### Extracted records
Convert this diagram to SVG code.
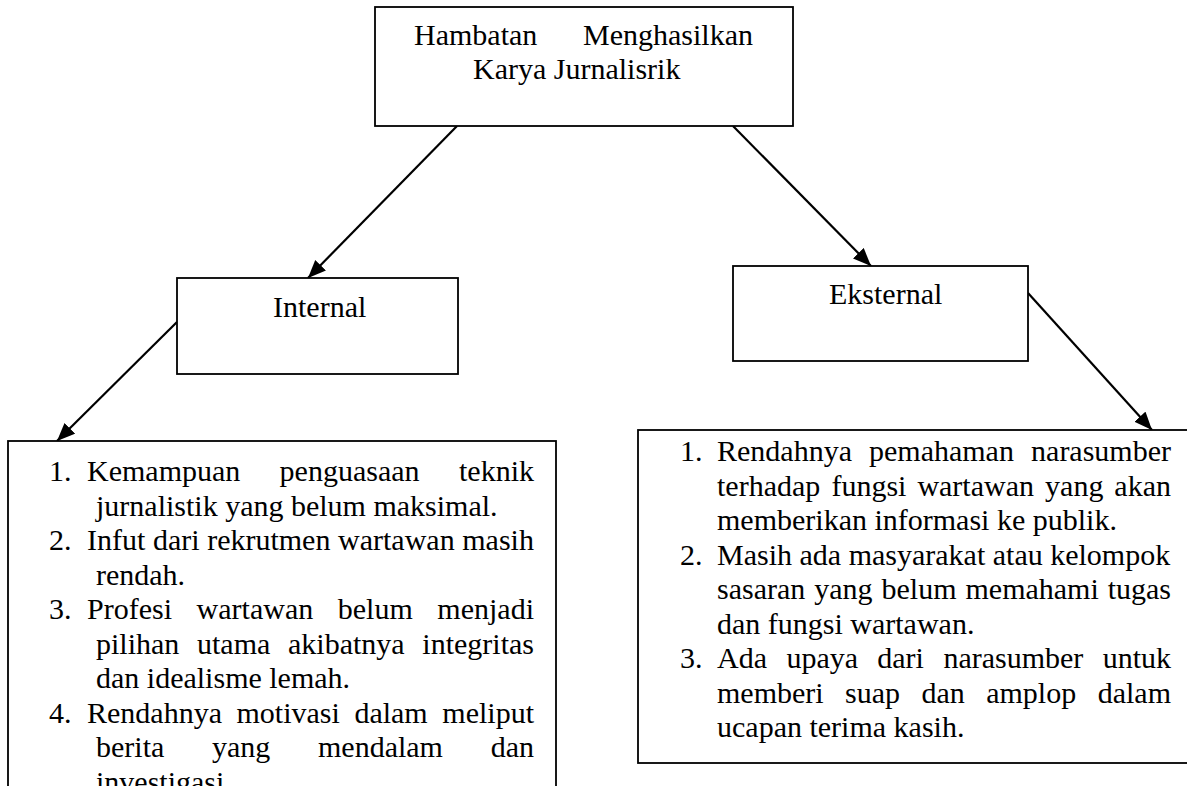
<svg xmlns="http://www.w3.org/2000/svg" width="1187" height="786" viewBox="0 0 1187 786">
<defs>
<style>
text{font-family:"Liberation Serif","Times New Roman",serif;font-size:30px;fill:#000}
.box{fill:#fff;stroke:#000;stroke-width:1.8}
.con{stroke:#000;stroke-width:2.2;fill:none;marker-end:url(#ah)}
.e{text-anchor:end}
</style>
<marker id="ah" markerUnits="userSpaceOnUse" markerWidth="20" markerHeight="16" refX="18" refY="7.5" orient="auto">
<path d="M0,0 L18,7.5 L0,15 z" fill="#000"/>
</marker>
</defs>
<rect width="1187" height="786" fill="#fff"/>

<g id="connectors">
<line class="con" x1="457" y1="126" x2="308" y2="278"/>
<line class="con" x1="733" y1="126" x2="871" y2="266"/>
<line class="con" x1="177" y1="322" x2="57" y2="441"/>
<line class="con" x1="1028" y1="293" x2="1152" y2="430"/>
</g>

<g id="node-hambatan">
<rect class="box" x="375" y="7" width="418" height="119"/>
<text x="414" y="45">Hambatan</text>
<text class="e" x="753" y="45">Menghasilkan</text>
<text x="473" y="79">Karya Jurnalisrik</text>
</g>

<g id="node-internal">
<rect class="box" x="177" y="278" width="281" height="96"/>
<text x="273" y="317">Internal</text>
</g>

<g id="node-eksternal">
<rect class="box" x="733" y="266" width="295" height="95"/>
<text x="829" y="304">Eksternal</text>
</g>

<g id="node-internal-list">
<rect class="box" x="8" y="441" width="548" height="360"/>
<text x="49" y="481">1.</text>
<text x="87" y="481">Kemampuan</text>
<text x="279.6" y="481">penguasaan</text>
<text class="e" x="534" y="481">teknik</text>
<text x="96" y="515.5">jurnalistik yang belum maksimal.</text>
<text x="49" y="550">2.</text>
<text x="87" y="550" word-spacing="0.1">Infut dari rekrutmen wartawan masih</text>
<text x="96" y="584.5">rendah.</text>
<text x="49" y="619">3.</text>
<text x="87" y="619">Profesi</text>
<text x="196.6" y="619">wartawan</text>
<text x="337.8" y="619">belum</text>
<text class="e" x="534" y="619">menjadi</text>
<text x="96" y="653.5">pilihan</text>
<text x="197" y="653.5">utama</text>
<text x="288" y="653.5">akibatnya</text>
<text class="e" x="534" y="653.5">integritas</text>
<text x="96" y="688">dan idealisme lemah.</text>
<text x="49" y="722.5">4.</text>
<text x="87" y="722.5">Rendahnya</text>
<text x="236.5" y="722.5">motivasi</text>
<text x="354.4" y="722.5">dalam</text>
<text class="e" x="534" y="722.5">meliput</text>
<text x="96" y="757">berita</text>
<text x="212" y="757">yang</text>
<text x="318" y="757">mendalam</text>
<text class="e" x="534" y="757">dan</text>
<text x="96" y="791.5">investigasi</text>
</g>

<g id="node-eksternal-list">
<rect class="box" x="638" y="430" width="560" height="333"/>
<text x="680" y="461">1.</text>
<text x="717" y="461">Rendahnya</text>
<text x="869" y="461">pemahaman</text>
<text class="e" x="1171" y="461">narasumber</text>
<text x="717" y="495.5">terhadap</text>
<text x="831.4" y="495.5">fungsi</text>
<text x="917.4" y="495.5">wartawan</text>
<text x="1045.1" y="495.5">yang</text>
<text class="e" x="1171" y="495.5">akan</text>
<text x="717" y="530">memberikan informasi ke publik.</text>
<text x="680" y="564.5">2.</text>
<text x="717" y="564.5">Masih ada masyarakat atau kelompok</text>
<text x="717" y="599">sasaran</text>
<text x="814.3" y="599">yang</text>
<text x="881.5" y="599">belum</text>
<text x="965.5" y="599">memahami</text>
<text class="e" x="1171" y="599">tugas</text>
<text x="717" y="633.5">dan fungsi wartawan.</text>
<text x="680" y="668">3.</text>
<text x="717" y="668">Ada</text>
<text x="786.4" y="668">upaya</text>
<text x="877.3" y="668">dari</text>
<text x="943.4" y="668">narasumber</text>
<text class="e" x="1171" y="668">untuk</text>
<text x="717" y="702.5">memberi</text>
<text x="845.1" y="702.5">suap</text>
<text x="921.5" y="702.5">dan</text>
<text x="986.2" y="702.5">amplop</text>
<text class="e" x="1171" y="702.5">dalam</text>
<text x="717" y="737">ucapan terima kasih.</text>
</g>
</svg>
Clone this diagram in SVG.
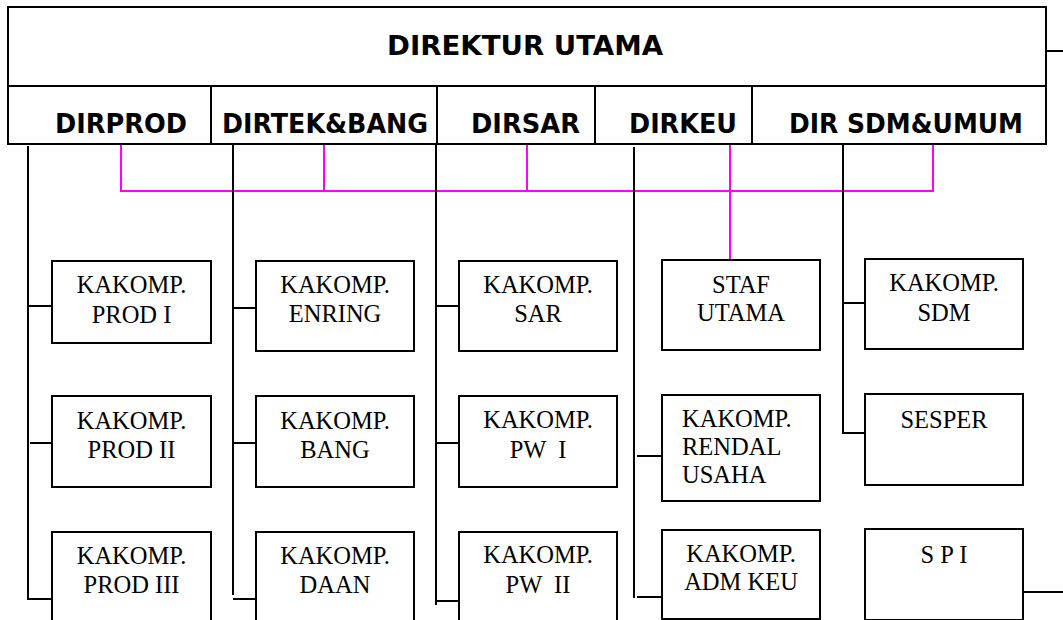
<svg xmlns="http://www.w3.org/2000/svg" width="1063" height="620" viewBox="0 0 1063 620">
<style>
.ln{stroke:#000;stroke-width:2;fill:none}
.mg{stroke:#FF00FF;stroke-width:2;fill:none}
.bx{stroke:#000;stroke-width:2;fill:#fff}
.hd{font-weight:bold;font-size:26px;fill:#000}
.tx{font-size:24.5px;fill:#000;text-anchor:middle;white-space:pre}
.tl{font-size:24.5px;fill:#000;white-space:pre}
</style>
<rect width="1063" height="620" fill="#fff"/>
<g font-family="'DejaVu Sans', Verdana, sans-serif">
<g id="header">
<path class="ln" d="M8,7 H1046 V144 H8 Z M8,86 H1046 M211,86 V144 M437,86 V144 M595,86 V144 M752,86 V144 M1046,51 H1063"/>
<text class="hd" x="387" y="55" textLength="276" lengthAdjust="spacingAndGlyphs">DIREKTUR UTAMA</text>
</g>
<g id="dirprod"><text class="hd" x="55" y="133" textLength="132" lengthAdjust="spacingAndGlyphs">DIRPROD</text></g>
<g id="dirtek"><text class="hd" x="222" y="133" textLength="206" lengthAdjust="spacingAndGlyphs">DIRTEK&amp;BANG</text></g>
<g id="dirsar"><text class="hd" x="471" y="133" textLength="109" lengthAdjust="spacingAndGlyphs">DIRSAR</text></g>
<g id="dirkeu"><text class="hd" x="629" y="133" textLength="108" lengthAdjust="spacingAndGlyphs">DIRKEU</text></g>
<g id="dirsdm"><text class="hd" x="789" y="133" textLength="234" lengthAdjust="spacingAndGlyphs">DIR SDM&amp;UMUM</text></g>
</g>
<g id="connectors">
<path class="mg" d="M121,145 V191 H933 V145 M324,145 V191 M527,145 V191 M730,145 V260"/>
<path class="ln" d="M28,146 V599 H52 M28,306 H52 M30,443 H52"/>
<path class="ln" d="M233,145 V595 M233,308 H256 M233,443 H256 M233,599 H256"/>
<path class="ln" d="M436,145 V605 M436,306 H459 M436,443 H459 M436,601 H459"/>
<path class="ln" d="M634,147 V598 M637,456 H662 M637,597 H662"/>
<path class="ln" d="M843,145 V433 H865 M843,303 H865"/>
<path class="ln" d="M1023,592 H1063"/>
</g>
<g font-family="'Liberation Serif', 'Times New Roman', serif">
<g id="prod1"><rect class="bx" x="52" y="261" width="159" height="82"/><text class="tx" x="131.5" y="293">KAKOMP.</text><text class="tx" x="131.5" y="323">PROD I</text></g>
<g id="prod2"><rect class="bx" x="52" y="396" width="159" height="91"/><text class="tx" x="131.5" y="429">KAKOMP.</text><text class="tx" x="131.5" y="458">PROD II</text></g>
<g id="prod3"><rect class="bx" x="52" y="532" width="159" height="100"/><text class="tx" x="131.5" y="564">KAKOMP.</text><text class="tx" x="131.5" y="593">PROD III</text></g>
<g id="enring"><rect class="bx" x="256" y="261" width="158" height="90"/><text class="tx" x="335" y="293">KAKOMP.</text><text class="tx" x="335" y="322">ENRING</text></g>
<g id="bang"><rect class="bx" x="256" y="396" width="158" height="91"/><text class="tx" x="335" y="429">KAKOMP.</text><text class="tx" x="335" y="458">BANG</text></g>
<g id="daan"><rect class="bx" x="256" y="532" width="158" height="100"/><text class="tx" x="335" y="564">KAKOMP.</text><text class="tx" x="335" y="593">DAAN</text></g>
<g id="sar"><rect class="bx" x="459" y="261" width="158" height="90"/><text class="tx" x="538" y="293">KAKOMP.</text><text class="tx" x="538" y="322">SAR</text></g>
<g id="pw1"><rect class="bx" x="459" y="396" width="158" height="91"/><text class="tx" x="538" y="428">KAKOMP.</text><text class="tx" x="538" y="458">PW  I</text></g>
<g id="pw2"><rect class="bx" x="459" y="532" width="158" height="100"/><text class="tx" x="538" y="563">KAKOMP.</text><text class="tx" x="538" y="593">PW  II</text></g>
<g id="staf"><rect class="bx" x="662" y="260" width="158" height="90"/><text class="tx" x="741" y="293">STAF</text><text class="tx" x="741" y="321">UTAMA</text></g>
<g id="rendal"><rect class="bx" x="662" y="395" width="158" height="106"/><text class="tl" x="682" y="427">KAKOMP.</text><text class="tl" x="682" y="455">RENDAL</text><text class="tl" x="682" y="483">USAHA</text></g>
<g id="admkeu"><rect class="bx" x="662" y="530" width="158" height="89"/><text class="tx" x="741" y="562">KAKOMP.</text><text class="tx" x="741" y="590">ADM KEU</text></g>
<g id="sdm"><rect class="bx" x="865" y="259" width="158" height="90"/><text class="tx" x="944" y="291">KAKOMP.</text><text class="tx" x="944" y="321">SDM</text></g>
<g id="sesper"><rect class="bx" x="865" y="394" width="158" height="91"/><text class="tx" x="944" y="428">SESPER</text></g>
<g id="spi"><rect class="bx" x="865" y="529" width="158" height="91"/><text class="tx" x="944" y="563">S P I</text></g>
</g>
</svg>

### What the task asks
Using the listing above, pick out each line that contains the word "diagram", then copy it.

### Task response
Convert this diagram to SVG code.
Clone this diagram in SVG.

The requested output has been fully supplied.